Mos Def - The Ecstatic (Downtown)

Track: Supermagic

Who knew? After years spent messing around with Jack Black, Bruce Willis and Tim from The Office in Hollywood films of varying quality, Mos Def sauntered back on stage and scored the year's best hip hop album to boot. The influence of world music andtense 1970s thriller soundtracks loom large, with Mr Def railing against the hypocrisies of the world in a smooth, continuous flow. Supermagic adds Eastern guitar licks to urgent effect and was the highlight of his Forum gig last month.
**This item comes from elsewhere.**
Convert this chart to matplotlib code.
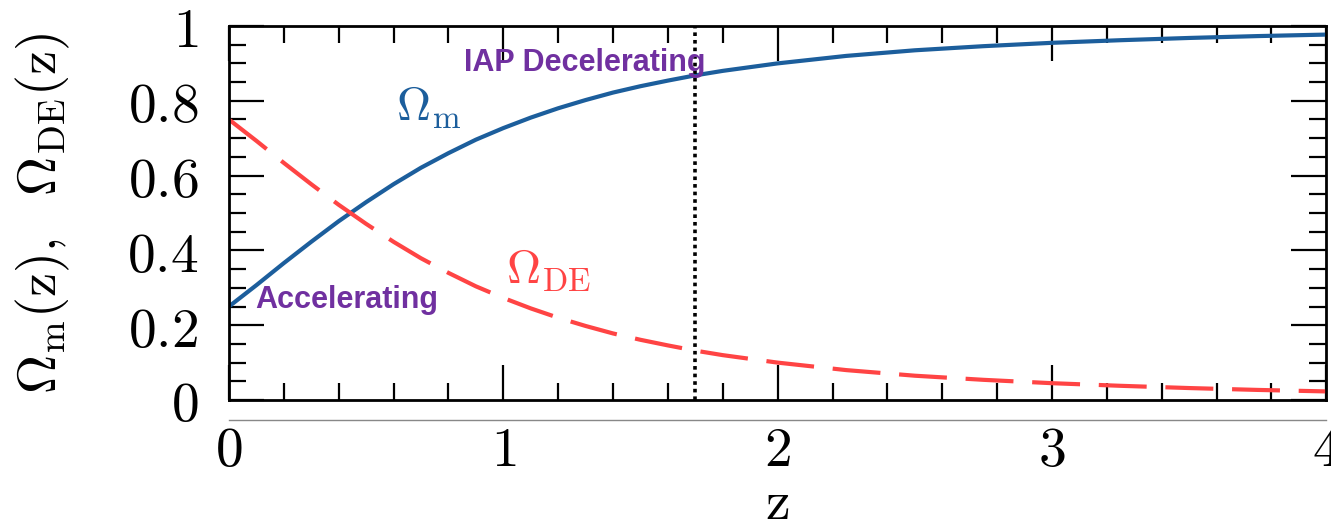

The Felice Brothers - Yonder Is The Clock (Team Love)

Track: Run Chicken Run

I've adored everything about the Felice Brothers ever since I first stumbled upon pre-release copies of Tonight At The Arizona in Rough Trade two and a half years ago. Comparisons with Dylan and the Band abound, and you know I'm all over that. Regular readers of this blog will know they appear on here more often than anyone else, in some form or other - and anyone who gets more mentions that Neil Young is clearly on to something. Yonder Is The Clock is their most complete work to date, from the riproaring Run Chicken Run to the understated beauty of Cooperstown (already lauded on this blog as the finest song about baseball I've ever heard). This is officially album number two, but the Felice Brothers also have two others, Tonight At The Arizona, and Mix Tape, out there, and the one consistent fact is simple: they just keep getting better. In a day and age where we see too many bands flame out after a couple of long-players, that would be the most exciting thing about the Felice Brothers were it not for their live shows - incredible, effervescent events that should not be missed.


  1. Excellent choices today, particularly from Rory. PJ and Parish fully deserved to be in my top 5 but somehow didn't even make my top 24.

    To quote Cher 'If I could turn back time...'

  2. After riling Ali with a Twitter swipe at Elbow, I can now salute the fact his music taste is not all terrible.
    The Nancy Elizabeth album is a stark but splendid thing, I discovered today, and certainly it's in season as the snow continues to fall.